[This blog has a new domain: http://philippineaffairs.com/]
Call me paranoid. But I think the so-called rice crisis is artificially instigated by the government to cover up other bigger socio-political issues. This is the classic “wag the dog” scheme of diverting public attention from the more pressing issues, such as the issue of institutional and systematic corruption in government. How is it possible that an agricultural country, such as the Philippines, have a rice crisis? Blame it on the La Niña, El Niño or even on Madam Auring. But there is indeed something fishy about the present situation.
Initially, the president was denying that there is a rice crisis. How can you then explain the long queue of people competing to buy NFA rice? How can you explain the 35 pesos per kilo price? Some experts even predicted that it is possible that the price can rise as high as 60 pesos per kilo.
Real or imagined, the so-called rice crisis is taking its toll. Rice dealers are hoarding tons of rice. Authorities are regularly raiding warehouses that are stockpiling NFA rice. All the while, more and more Filipinos are getting hungry. Those who still have the money would sacrifice long hours of queuing under the intense heat of the summer sun just to purchase their 5-kilo daily limit of NFA rice.
The president is again doing her double talk.
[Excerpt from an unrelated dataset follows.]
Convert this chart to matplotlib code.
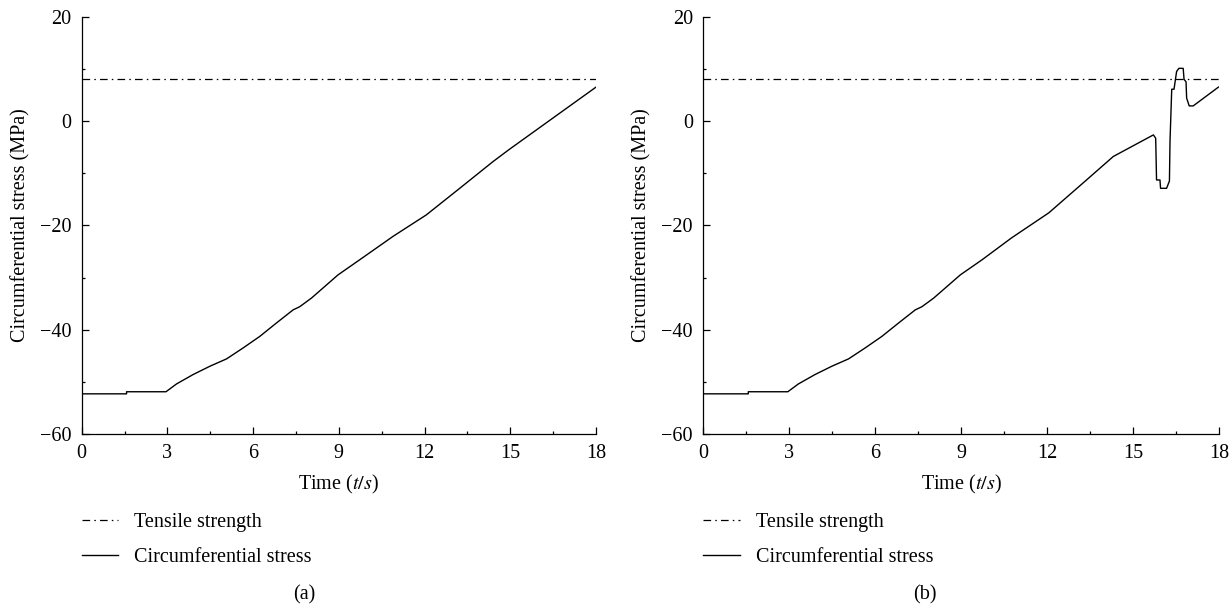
import numpy as np
import matplotlib.pyplot as plt
from matplotlib.ticker import MultipleLocator

plt.rcParams['font.family'] = ['Liberation Serif', 'DejaVu Serif']
plt.rcParams['mathtext.fontset'] = 'stix'
plt.rcParams['lines.scale_dashes'] = False

# tensile strength (MPa)
tensile_strength = 8.0

# panel (a): circumferential stress
time_a = [0, 1.57, 1.57, 2.95, 3.32, 3.90, 4.49, 5.07, 5.65, 6.23, 6.82, 7.40,
          7.63, 8.04, 8.97, 9.73, 10.9, 12.06, 13.23, 14.39, 14.95, 16.5, 18.0]
stress_a = [-52.3, -52.3, -51.9, -51.9, -50.4, -48.6, -47.0, -45.6, -43.5, -41.3,
            -38.7, -36.2, -35.6, -33.95, -29.5, -26.6, -22.1, -18.0, -12.9, -7.8,
            -5.5, 0.6, 6.5]

# panel (b): same loading, local failure near t = 16 s
time_b = [0, 1.57, 1.57, 2.95, 3.32, 3.90, 4.49, 5.07, 5.65, 6.23, 6.82, 7.40,
          7.63, 8.04, 8.97, 9.73, 10.76, 12.06, 13.23, 14.31, 15.71, 15.79,
          15.82, 15.94, 15.96, 16.17, 16.27, 16.29, 16.35, 16.43, 16.52, 16.60,
          16.75, 16.78, 16.85, 16.87, 16.96, 17.10, 17.98]
stress_b = [-52.3, -52.3, -51.9, -51.9, -50.4, -48.6, -47.0, -45.6, -43.5, -41.3,
            -38.7, -36.2, -35.6, -33.95, -29.5, -26.6, -22.4, -17.6, -12.0, -6.8,
            -2.66, -3.3, -11.3, -11.3, -12.9, -12.9, -11.5, -3.9, 6.1, 6.1,
            9.5, 10.1, 10.1, 8.0, 7.5, 4.4, 2.9, 2.9, 6.5]

x_ticks = [0, 3, 6, 9, 12, 15, 18]
y_ticks = [20, 0, -20, -40, -60]

FS = 14.5
dashdot = (0, (5.5, 3, 1.1, 3))

fig = plt.figure(figsize=(12.32, 6.07), dpi=100)
ax_a = fig.add_axes([81.7 / 1232, 173 / 607, 514.3 / 1232, 417.3 / 607])
ax_b = fig.add_axes([703.3 / 1232, 173 / 607, 515.7 / 1232, 417.3 / 607])

panels = [(ax_a, time_a, stress_a, '(a)', 304 / 1232),
          (ax_b, time_b, stress_b, '(b)', 925 / 1232)]

for ax, t, s, tag, xc in panels:
    ax.plot([0, 18], [tensile_strength, tensile_strength], color='black',
            lw=0.9, linestyle=dashdot, label='Tensile strength')
    ax.plot(t, s, color='black', lw=1.0, label='Circumferential stress')

    ax.set_xlim(0, 18)
    ax.set_ylim(-60, 20)
    ax.set_xticks(x_ticks)
    ax.set_yticks(y_ticks)
    ax.xaxis.set_minor_locator(MultipleLocator(1.5))
    ax.yaxis.set_minor_locator(MultipleLocator(10))
    ax.tick_params(which='major', direction='in', length=5, width=0.9,
                   labelsize=FS, pad=7.5)
    ax.tick_params(which='minor', direction='in', length=2.5, width=0.9)
    for side in ['top', 'right']:
        ax.spines[side].set_visible(False)
    for side in ['left', 'bottom']:
        ax.spines[side].set_linewidth(0.9)
    ax.margins(0)

    ax.set_xlabel('Time ($t/s$)', fontsize=FS, labelpad=7)
    ax.set_ylabel('Circumferential stress (MPa)', fontsize=FS, labelpad=7)

    ax.legend(loc='upper left', bbox_to_anchor=(0, -0.19), frameon=False,
              fontsize=FS, borderpad=0, borderaxespad=0, handlelength=1.8,
              handletextpad=0.8, labelspacing=0.75)

    fig.text(xc, 0.02, tag, ha='center', va='center', fontsize=FS)

fig.savefig('out.png', dpi=100)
She is saying that there is no rice crisis but the actions of the government are telling us otherwise. Is it really too far-fetched that the government would instigate an artificial rice crisis? Well, the government has been doing it for many years. By importing rice and allowing billion-pesos worth of agricultural funds go into the pockets of greedy officials, such as Joc-joc Volante.
When I was a child, my grandmother, “Lola Vacion,” used to remind me that for every grain of rice that I wasted, I would be spending one day in purgatory. If she was right, what then would be the more fitting punishment for those who are wasting tons of rice at the expense of the hungry masses?